Connect won't pay rivals' inflated prices in £100m M&A play
MBO leader Alex Tupman explains how his new venture will take a nimble approach to acquisitions
AT Communications founder Alex Tupman is launching another buy-and-build play with Connect Communications, and claims a nimble approach to acquisitions and service delivery will set it apart from its rivals.
Backed by private equity shop Lloyds Development Capital (LDC), Tupman this week led a management buyout of the London-based unified communications (UC) specialist. The company is to embark on an M&A offensive during the next half-decade in pursuit of creating a £100m-revenue managed services player. The firm's most recently available accounts, for the 2012 calendar year, reveal that it banked pre-tax profit of £470,364 on revenue which grew 5.8 per cent to £8.2m.

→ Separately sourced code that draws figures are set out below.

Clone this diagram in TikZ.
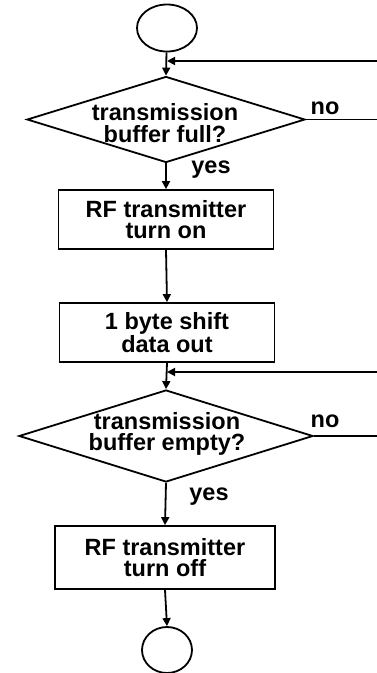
\documentclass[tikz,border=0pt]{standalone}
\usepackage{fontspec}
\setmainfont{Liberation Sans}
\usetikzlibrary{shapes.geometric,arrows.meta}
\begin{document}
\begin{tikzpicture}[x=1pt,y=-1pt,
  line width=1.8pt,
  txt/.style={font=\bfseries\fontsize{23.5}{21.5}\selectfont},
  term/.style={draw,ellipse,inner sep=0pt},
  proc/.style={draw,rectangle,inner sep=0pt,align=center,txt},
  decision/.style={draw,diamond,inner sep=0pt},
  lbl/.style={align=center,inner sep=0pt,txt},
  flow/.style={-{Triangle[width=8pt,length=8pt]}},
]
\useasboundingbox (0,0) rectangle (377,673);

% terminals
\node[term,minimum width=60pt,minimum height=47pt] (start) at (167,28) {};
\node[term,minimum width=50pt,minimum height=46pt] (stop) at (167,650) {};

% first decision
\node[decision,minimum width=278pt,minimum height=86pt] (d1) at (166,119.5) {};
\node[lbl] (t1) at (165,123) {transmission\\buffer full?};

% process boxes
\node[proc,minimum width=215pt,minimum height=59pt] (b1) at (166,219.5) {RF transmitter\\turn on};
\node[proc,minimum width=215pt,minimum height=59pt] (b2) at (167,332.5) {1 byte shift\\data out};

% second decision
\node[decision,minimum width=294pt,minimum height=92pt] (d2) at (166,436) {};
\node[lbl] (t2) at (167,434) {transmission\\buffer empty?};

\node[proc,minimum width=220pt,minimum height=63pt] (b3) at (165,557.5) {RF transmitter\\turn off};

% branch labels
\node[lbl] (no1) at (325,108) {no};
\node[lbl] (yes1) at (211,170) {yes};
\node[lbl] (no2) at (325,421) {no};
\node[lbl] (yes2) at (209,497) {yes};

% loop-back junctions and off-page ends
\coordinate (j1) at (167,61);
\coordinate (r1) at (377,61);
\coordinate (r2) at (377,119.5);
\coordinate (j2) at (167,372);
\coordinate (r3) at (377,372);
\coordinate (r4) at (377,436);

% main flow
\draw[flow] (start) -- (d1.north);
\draw[flow] (d1.south) -- (b1.north);
\draw[flow] (b1.south) -- (b2.north);
\draw[flow] (b2.south) -- (d2.north);
\draw[flow] (d2.south) -- (b3.north);
\draw[flow] (b3.south) -- (stop.north);

% "no" exits and returns
\draw (d1.east) -- (r2);
\draw (d2.east) -- (r4);
\draw[flow] (r1) -- (j1);
\draw[flow] (r3) -- (j2);
\end{tikzpicture}
\end{document}
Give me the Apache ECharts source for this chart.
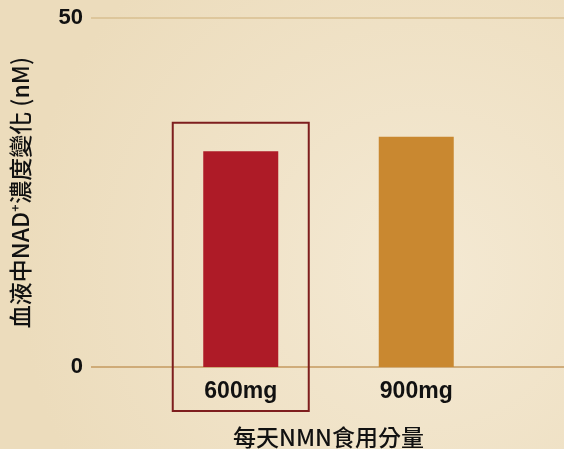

"We have a number of other targets that we are looking at, not just in telephony and UC, but potentially across the IT infrastructure. That is a key focus for us," Tupman told CRN. "We want to get the business to a certain scale and size where it becomes attractive - this is a four- or five-year plan where we are looking to transform the business from more of a UC specialist to more of a managed services specialist, looking at [areas such as] cloud applications and BYOD."
Tupman asserted that Connect will take a more agile approach to acquisitions than some competitors, and accused rivals of overpaying for deals.
"It is [going to be about] realistic multiples. What we are interested in is customers, and we will focus on acquiring customers and contracts that we can cross-sell [into], and there will also be some additional skills we will want to acquire," he said.
"But we are not in the market of paying over the odds in the way that a lot of competitors have done - [some of whom have] paid 20 times [EBITDA]. We will be very selective and will look at contracts and business assets as well as share capital."
No rush
The former ATC chief claimed that he has been looking for a company to invest in for a while, and claimed that Connect was an attractive target because of its "asset-light and technology-rich" nature. Connect employs just eight engineers, claimed Tupman, but can provide more or less global coverage via automation and third-party partnerships.
Of the existing leadership team, operations chief Andy Thomas and commercial leader Arman Khan are to depart the firm, the latter after a handover period of a couple of months. Finance director David Rose and technical boss Martin Cross will remain in place. Tupman (pictured right) added that he can also call on the expertise of LDC, but stressed that the investment house will leave the senior management team to run the business.
"LDC have an awful lot of resources and capability that we can call on and we will certainly be keen to use their assets, but it will be very much at our discretion," he explained. "The typical telephony operator is a single-digit [margin] EBITDA business and is very much focused on the UC specialism. We think we can take what is a very unique specialism into other areas, and we will do that very strategically - we are not going to rush it."